The Irrawaddy News Magazine [Covering Burma and Southeast Asia]
ARTICLE
The St. Valentine’s Day Massacre
By AUNG ZAW MARCH, 2005 - VOLUME 13 NO.3

Censors signal bleak prospects for free press

 

The popular Burmese lifestyle magazine Han Thit is missing from the newsstands this month. Nor will it appear in April.

 

The magazine was suspended by the authorities for two months. The reason? It carried a restaurant’s advertisement of a St. Valentine’s Day celebration.

 

No Valentine cards or red roses then for the regime bureaucrats responsible for such daft decisions. Journalists, editors and publishers are braced for even more inexplicable actions against the media as a new censorship policy takes shape following last October’s purge.

 

Burma’s police chief Brig-Gen Khin Yi being mobbed by reporters

 

Media issues surfaced at the National Convention in March, although the discussions yielded no hope for possible relaxation of restrictions on press freedom.

 

According to a report by the official mouthpiece The New Light of Myanmar, it was agreed at the National Convention session that “NGO- and privately-owned media” would emerge “sooner or later.” So far so good, but then came the crunch: “Permission will be granted to the media that keep their dignity.

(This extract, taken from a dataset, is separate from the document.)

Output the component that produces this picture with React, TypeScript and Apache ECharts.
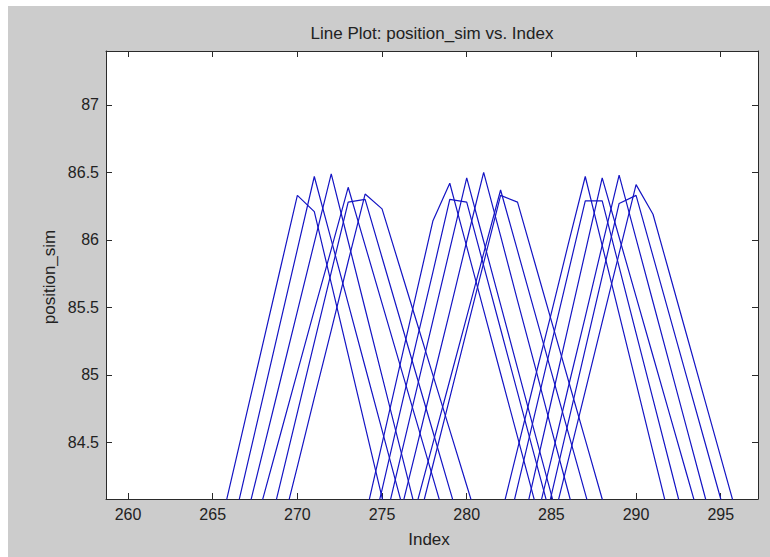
import React, { useEffect, useRef } from "react";
import * as echarts from "echarts";

const titleText = "Line Plot: position_sim vs. Index";
const xLabelText = "Index";
const yLabelText = "position_sim";

const xMin = 258.7;
const xMax = 297.2;
const yMin = 84.08;
const yMax = 87.4;
const xStep = 5;
const yStep = 0.5;

// first index of each line
const lineStarts = [
  265, 266, 267, 267, 268, 269,
  274, 274, 275, 276, 277, 277,
  282, 282, 283, 284, 284, 285,
];

// position_sim values of each line, one value per index from its start
const line01 = [83.63, 84.17, 84.71, 85.25, 85.79, 86.33, 86.21, 85.68, 85.15, 84.62, 84.09, 83.56];
const line02 = [83.77, 84.31, 84.85, 85.39, 85.93, 86.47, 86.0, 85.53, 85.06, 84.59, 84.12, 83.65];
const line03 = [83.94, 84.45, 84.96, 85.47, 85.98, 86.49, 85.99, 85.49, 84.99, 84.49, 83.99];
const line04 = [83.65, 84.1, 84.56, 85.02, 85.48, 85.93, 86.39, 85.96, 85.53, 85.1, 84.67, 84.24, 83.81];
const line05 = [83.68, 84.2, 84.72, 85.24, 85.76, 86.28, 86.3, 85.87, 85.44, 85.01, 84.58, 84.15, 83.72];
const line06 = [83.82, 84.32, 84.83, 85.33, 85.84, 86.34, 86.23, 85.82, 85.41, 85.0, 84.59, 84.18, 83.77];
const line07 = [83.94, 84.49, 85.04, 85.59, 86.14, 86.42, 85.95, 85.48, 85.01, 84.54, 84.07, 83.6];
const line08 = [83.62, 84.15, 84.69, 85.23, 85.76, 86.3, 86.28, 85.81, 85.34, 84.87, 84.4, 83.93];
const line09 = [83.81, 84.34, 84.87, 85.4, 85.93, 86.46, 85.99, 85.52, 85.05, 84.58, 84.11, 83.64];
const line10 = [83.93, 84.44, 84.96, 85.47, 85.99, 86.5, 86.03, 85.55, 85.08, 84.6, 84.13, 83.65];
const line11 = [84.02, 84.49, 84.96, 85.43, 85.9, 86.37, 85.92, 85.47, 85.02, 84.57, 84.12, 83.67];
const line12 = [83.83, 84.33, 84.83, 85.33, 85.83, 86.33, 86.28, 85.84, 85.4, 84.96, 84.52, 84.08, 83.64];
const line13 = [83.94, 84.45, 84.96, 85.46, 85.97, 86.47, 85.96, 85.45, 84.94, 84.43, 83.92];
const line14 = [83.64, 84.17, 84.7, 85.23, 85.76, 86.29, 86.29, 85.8, 85.31, 84.82, 84.33, 83.84];
const line15 = [83.71, 84.26, 84.81, 85.36, 85.91, 86.46, 86.02, 85.58, 85.14, 84.7, 84.26, 83.82];
const line16 = [83.86, 84.38, 84.91, 85.43, 85.96, 86.48, 86.01, 85.54, 85.07, 84.6, 84.13, 83.66];
const line17 = [83.57, 84.11, 84.65, 85.19, 85.73, 86.27, 86.33, 85.88, 85.43, 84.98, 84.53, 84.08, 83.63];
const line18 = [83.86, 84.37, 84.88, 85.39, 85.9, 86.41, 86.19, 85.74, 85.29, 84.84, 84.39, 83.94];

const allLines = [
  line01, line02, line03, line04, line05, line06,
  line07, line08, line09, line10, line11, line12,
  line13, line14, line15, line16, line17, line18,
];

const FONT = "'Liberation Sans', Arial, Helvetica, sans-serif";
const AXIS_COLOR = "#2a2a2a";
const TEXT_COLOR = "#222222";
const LINE_COLOR = "#1414c4";

function makeXAxis(pos: "bottom" | "top") {
  return {
    type: "value",
    position: pos,
    min: xMin,
    max: xMax,
    minInterval: xStep,
    maxInterval: xStep,
    axisLine: { show: true, onZero: false, lineStyle: { color: AXIS_COLOR, width: 1 } },
    axisTick: { show: true, inside: true, length: 6, lineStyle: { color: AXIS_COLOR, width: 1 } },
    axisLabel: {
      show: pos === "bottom",
      color: TEXT_COLOR,
      fontSize: 16,
      fontFamily: FONT,
      margin: 7,
      showMinLabel: false,
      showMaxLabel: false,
    },
    splitLine: { show: false },
  };
}

function makeYAxis(pos: "left" | "right") {
  return {
    type: "value",
    position: pos,
    min: yMin,
    max: yMax,
    minInterval: yStep,
    maxInterval: yStep,
    axisLine: { show: true, onZero: false, lineStyle: { color: AXIS_COLOR, width: 1 } },
    axisTick: { show: true, inside: true, length: 6, lineStyle: { color: AXIS_COLOR, width: 1 } },
    axisLabel: {
      show: pos === "left",
      color: TEXT_COLOR,
      fontSize: 16,
      fontFamily: FONT,
      margin: 7,
      showMinLabel: false,
      showMaxLabel: false,
    },
    splitLine: { show: false },
  };
}

export default function App() {
  const ref = useRef<HTMLDivElement>(null);

  useEffect(() => {
    document.body.style.margin = "0";
    const el = ref.current;
    if (!el) return;
    const chart = echarts.init(el, null, { renderer: "svg" });

    const series = allLines.map((vals, i) => ({
      type: "line",
      xAxisIndex: 0,
      yAxisIndex: 0,
      showSymbol: false,
      symbol: "none",
      clip: true,
      silent: true,
      lineStyle: { color: LINE_COLOR, width: 1.2 },
      data: vals.map((v, k) => [lineStarts[i] + k, v]),
    }));

    chart.setOption({
      animation: false,
      backgroundColor: "#cccccc",
      grid: {
        left: 98,
        top: 45,
        right: 12,
        bottom: 58,
        show: true,
        backgroundColor: "#ffffff",
        borderWidth: 0,
      },
      xAxis: [makeXAxis("bottom"), makeXAxis("top")],
      yAxis: [makeYAxis("left"), makeYAxis("right")],
      series,
      graphic: [
        {
          type: "text",
          x: 424,
          y: 27,
          style: {
            text: titleText,
            fill: TEXT_COLOR,
            font: `17px ${FONT}`,
            textAlign: "center",
            textVerticalAlign: "middle",
          },
        },
        {
          type: "text",
          x: 421,
          y: 533,
          style: {
            text: xLabelText,
            fill: TEXT_COLOR,
            font: `17px ${FONT}`,
            textAlign: "center",
            textVerticalAlign: "middle",
          },
        },
        {
          type: "text",
          x: 41,
          y: 271,
          rotation: Math.PI / 2,
          style: {
            text: yLabelText,
            fill: TEXT_COLOR,
            font: `17px ${FONT}`,
            textAlign: "center",
            textVerticalAlign: "middle",
          },
        },
      ],
    });

    return () => {
      chart.dispose();
    };
  }, []);

  return (
    <div style={{ width: 770, height: 557, background: "#ffffff", position: "relative" }}>
      <div
        ref={ref}
        style={{ position: "absolute", left: 8, top: 6, width: 762, height: 551 }}
      />
    </div>
  );
}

Therefore, action will have to be taken against those who breach the rules. And consequently, it is necessary to enact laws in connection with the media.”

 

So, nothing changes. Newspapers and magazines still work under the threat of capricious closure orders and journalists remain in jail for offending the regime. 11 are behind bars in Burma, according to the New York-based Committee to Protect Journalists. In its annual report, CPJ said conditions for Burmese journalists have deteriorated, with hard-liners tightening their grip on power inside the government and cracking down further on Burma’s official media and the few remaining independent writers and editors.

 

Burma is condemned internationally as “one of the most heavily censored states in the world.”

 

One of the jailed 11, the veteran writer and journalist Win Tin, has been in Rangoon’s notorious Insein prison since 1989. When he recently turned 75, Burmese journalists around the world celebrated his birthday and called for his release. In 2001, UNESCO awarded him its Guillermo Cano World Press Freedom Prize.

 

There’s no sign that Win Tin will be released soon, but a regular visitor says the elderly prisoner keeps his spirits high.

 

Before the October purge, the regime’s censorship board was controlled by senior military intelligence officers close to their disgraced leader, Khin Nyunt. When he fell so did they.

 

Maj Aye Htun, a military intelligence officer who headed the notorious press censorship department, was forced to retire. His boss, Brig-Gen Than Htun, who oversaw periodicals, was arrested and is now under detention.

 

The press censorship board, previously part of the home affairs ministry, is now under the control of ministry of information, headed by Brig-Gen Kyaw Hsan. Aye Htun’s successor will come from the army’s public relations department, it’s thought.

 

About two dozen “scrutinizers” remain on the board, buried in their task of paging through Burma’s many publications.

 

The press conferences previously handled by Khin Nyunt’s intelligence officers are still being held, but with some changes.

 

Interestingly, after the tsunami hit the region, Burmese officials held a rare press briefing informing journalists about what had happened in the coastal areas, with detailed information. In the past, the junta would usually keep tight-lipped on natural disasters and issue heavily censored reports.

 

Local journalists are now invited to join official briefings which used to be given for a handful of “foreign journalists”—Burmese working for wire services such as AP, Reuters and AFP. Strangely enough, journalists in Rangoon say if they receive an invitation from officials to attend a press conference, they have to show up and publish reports on it.

 

“If we don’t, they keep calling us, asking why we haven’t reported,” said one senior editor in Rangoon.

 

The local journalists keep a low profile, though, clearly reluctant to ask awkward questions. At the close of the press conferences, they can be seen hurrying to put their questions to officials they believe might be reticent about speaking openly. But a journalist who recently attended a press conference said that high ranking officials were happy to answer some sensitive questions and allow themselves to be mobbed by reporters with microphones.

 

One veteran journalist said junta officials didn’t know how to handle the press and resented questions. Journalists felt intimidated and complained of bugged telephones and lost emails.

 

“Nothing is likely to change,” said a senior editor on a monthly business magazine. “We’re still fighting dinosaurs.”